Many who come to Isaiah’s Table battle addictions, struggle with poverty, and are in and out of prison. And yet this ministry of personal connection in the name of Jesus Christ is empowering women and men in need to live differently by receiving hope. Isaiah’s Table is also empowering the apostles of that faith community to gain a new perspective. One ministry leader said, “[Our neighbors in need] are not just statistics anymore or people that you can just walk away from.”
Curtis Jenkins is a bus driver for Lake Highland Elementary School in Dallas, Texas. He approaches his job from a missional standpoint. Curtis strives to empower the children on his school bus just as if they were his own children; he treats them as a family and impresses upon them the importance of community.
Curtis sees the dignity in each child and knows that each one is capable of doing a job on the bus. Each child has a responsibility to contribute towards building up unity. Curtis often says on the bus microphone: “We are going to care about each other and love everybody.” Scripture says, “Teach a child the way she or he should go and she or he will not depart from it” (Proverbs 22:6).
Curtis places a high value on the virtues of time, effort, love, care, and understanding. And he shows his love and understanding to the students by giving the children presents through the school year. He knows which ones are struggling as he learns their stories. Each gift is personally chosen with a particular child in mind. Curtis has given bikes on birthdays, books, t-shirts to inspire, and turkey at Thanksgiving.
But if you ask the students what Mr. Curtis has given them the gifts never come up.
Students said, “Mr. Curtis cares about us.” “He is really kind.” “He helps everyone in need.”
Curtis is empowering these children by giving them the hope that Jesus still gives, the hope that Peter gave to the man who was lame, and that you and I are called to give in our community.
Each of us here today has a mission as a community and as individuals to empower the least, the needy, the weak, and the vulnerable in our community by giving hope. Serving our sisters and brothers in need matters because it was the core of Jesus’ ministry.
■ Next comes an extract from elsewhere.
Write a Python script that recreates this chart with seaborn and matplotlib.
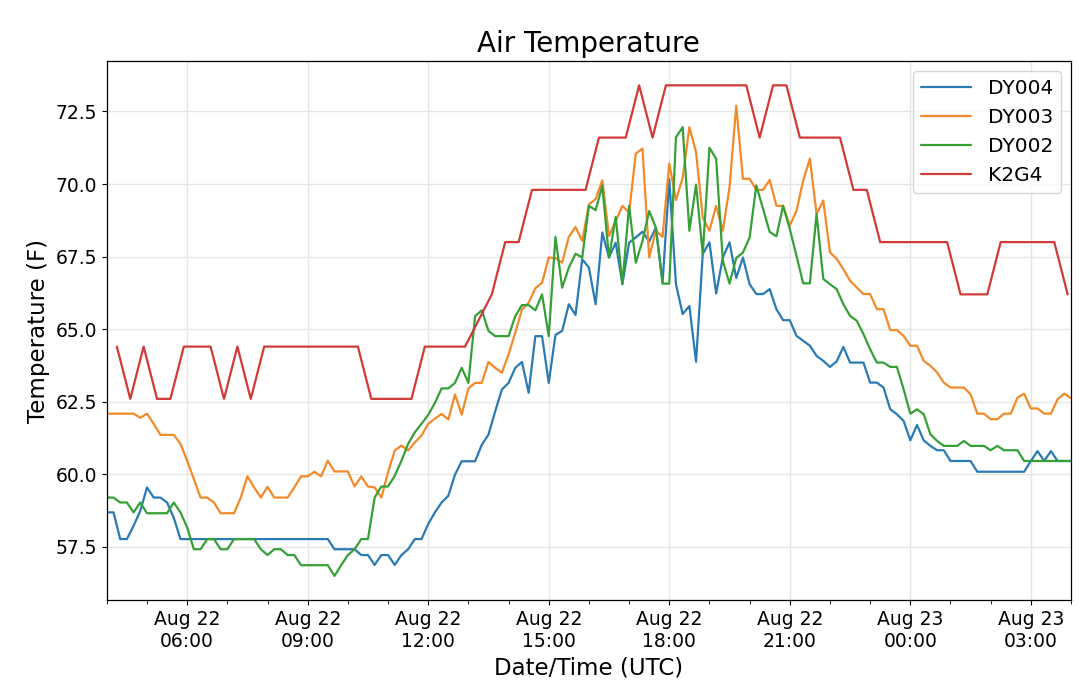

It was the core of Jesus’ ministry because it mattered to God and it always will.
May we open our hands to risk leaning into the ministry of personal connection. That is the Jesus way. And this is the way of practicing resurrection as Easter people to make Jesus known and reveal the kingdom of God a little more.
Practicing resurrection is to notice the need and brokenness in those around us. It is to be an authentic agent of God’s presence. And it is to bring the hope of Jesus Christ as the Spirit leads us.
May we be empowered by the apostles’ acts of giving hope this week.
In the name of God our Creator, Redeemer, and Sustainer. Amen.